Their project investigates the marginal notes and commentary (“scholia”) that surround the main text in Byzantine Greek manuscripts. Rather like modern footnotes, scholia are meant to clarify difficulties, expand meanings, and invite reflection on texts. But the aesthetics do not always seem to help. Sometimes the frame commentary script is so tiny, abbreviated, and unfamiliar that it seems to frustrate the unaided reader. To assess the cognitive effects of relatively inaccessible paratexts upon readers of different competencies, this subproject investigates miniature scholia in manuscripts of the Gospels and Pseudo-Dionysius in Paris and Dublin. Through empirical study in collaboration with the scientific team, we seek to determine the cognitive and philological functions of the aesthetics of Byzantine frame scholia and hope to contribute to a better understanding of the cognitive effects of scholia, improve scholarly editions, enhance museum exhibitions, and enrich readers’ experiences of both ancient and modern books today.

Advisory Board

Prof Dr Martin Fischer

Cognitive Sciences, University of Potsdam

After my undergraduate Psychology degree from RWTH Aachen/Germany, I worked in Massachusetts from 1991-1996, where I investigated eye and body movements and their effects on spatial attention to obtain a PhD. After 3 years as postdoc at Ludwig-Maximilians-University in Munich, I moved to University of Dundee. There, I worked for 12 years on various interdisciplinary topics, such as poetry reception, humanoid robots and numerical cognition, before becoming Full Professor of Cognitive Sciences at the University of Potsdam in 2011. My current research focus is on embodied cognition.

Dr Bo Yao

Senior Lecturer in Psychology, University of Lancaster

Dr Bo Yao is a cognitive neuroscientist at Lancaster University, UK. His research interests include language, embodied cognition, and consciousness. His current work focuses on neurocognitive mechanisms of inner speech and verbal hallucinations, abstract conceptual processing, discourse reading, and bilingual processing. His research incorporates diverse methods such as behavioural analysis, EEG, fMRI, eye tracking, neurostimulation and computational modelling.

Sinead McCartan

Head of Collections, The Chester Beatty

Sinéad McCartan is the Head of Collections at the Chester Beatty, Dublin – a museum that is celebrated as one of the best in Europe. Since taking up the post in 2021, Sinéad has developed an approach for the museum on the history of its collections, championed the role of education as an integral part of the museum’s activities, ensured the museum has retain its accreditation status within the Museum Standards Programme for Ireland, overseen access and visitors audits to deepen the museum’s understanding of its visitors and requirements around equality, diversity and inclusion. Prior to joining the Chester Beatty, Ms McCartan was Director of the Northern Ireland Museums Council supporting 40 local museums across Northern Ireland and worked closely with the Historic Environment Division (Department of Communities) encouraging positive and creative use of the historic environment. Between 2008 and 2017, as Head of Collections Research and Interpretation at National Museums Northern Ireland, Sinéad had responsibility for six curatorial divisions and exhibition planning across for museum sites. Prior to moving into museum management, Sinéad was curator of Prehistoric Antiquities at the Ulster Museum in Belfast.

Dr Dominic Thompson

Associate Professor in Psycholinguistics, University of Nottingham

After completing my PhD in Psychology at the Institute of Neuroscience and Psychology, University of Glasgow, I moved to the University of Nottingham in 2014 where I now teach and research in psychology, psychophysiology, and language.

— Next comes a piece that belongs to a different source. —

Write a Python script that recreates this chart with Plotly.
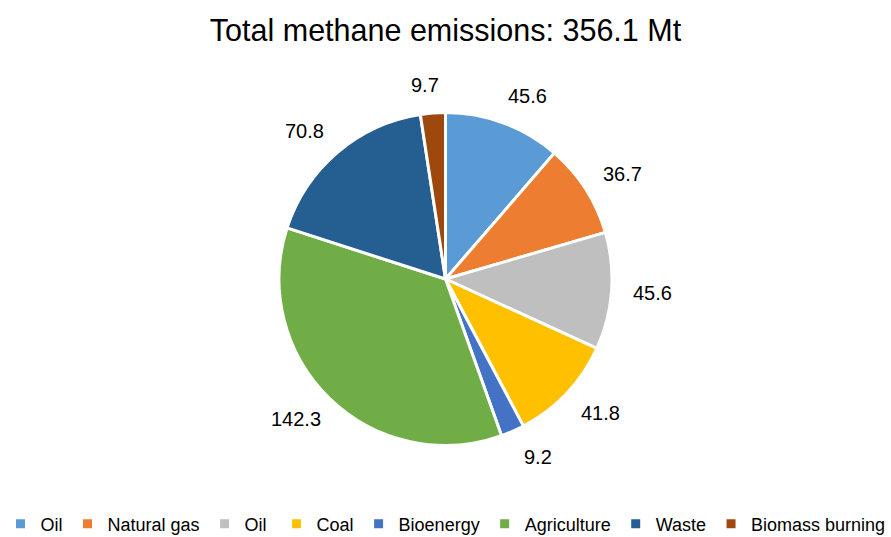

I'm interested in how language and emotion affect each other, as well as the ways we enhance meaning in digital communication such as with emojis and other creative features. To investigate these, I use methodologies from psychology and psycholinguistics - including EDA, EMG, EEG, and eye-tracking.

My current projects include: the impact of voicing and dialogue in videogames on emotion and engagement; emotional responses to emoticons versus emoji; and processing and understanding of different passive forms in English.

Jennifer Knust

Jennifer Knust is a scholar of religion who specializes in early Christian history and the religions of the ancient Mediterranean. Author of To Cast the First Stone: The Transmission of a Gospel Story (with Tommy Wasserman, Princeton 2018), Unprotected Texts: The Bible’s Surprising Contradictions about Sex and Desire (HarperONE 2011), and Abandoned to Lust: Sexual Slander and Ancient Christianity (Columbia 2005), she studies early Christian texts, their contexts, and their receptions from multiple angles, with a particular focus on rhetoric and gendered discourse. Her numerous articles, book chapters, and edited books address the materiality of texts, the intersection of Christian practices with other ancient religions, and the ethics of interpretation in ancient as well as contemporary contexts.

Artist in Residence

Jen Sturrock

Joining the PSU project as the 'artist in residence', Jennifer is a multidisciplinary artist who integrates textiles, fashion and poetry. Currently doing a PhD in 'Theology Through Creative Practice' at Glasgow University, she previously studied at Chelsea College of Art and London College of Fashion, before gaining a Masters in Theology & the Arts from Kings College London, majoring in the ‘Idea of Beauty in Western Theology'.
Formerly Senior Producer of Residencies at the V&A Museum and more recently textile designer for a London-based couture house, she has presented at and worked with a range of organisations (including the RSA, Courtauld Institute, St Paul's Cathedral and University of the Arts London). Her poetry publication, 'Pulling Threads' (April, 2020) has been acquired by the National Poetry Library’s permanent collection in London, as well as the Scottish Poetry Library in Edinburgh. | www.jennifersturrock.com | @jensturrock |

Project Administrator

Dr John Reed Spiers

Dr Spiers is the administrator on the Paratexts Seeking Understanding research project. He recently obtained his PhD in Literature, Theology & the Arts from the University of Glasgow, and holds a master’s degree from the Centre for Research in Modern European Philosophy at Kingston University. His doctoral thesis, Jean Améry: At Existentialism’s Limits, engaged with existential themes in Améry’s essayistic writings, and he has written on Schopenhauer, Nietzsche, Dostoevsky, Shestov, Fondane, Beauvoir, Sartre, and Camus.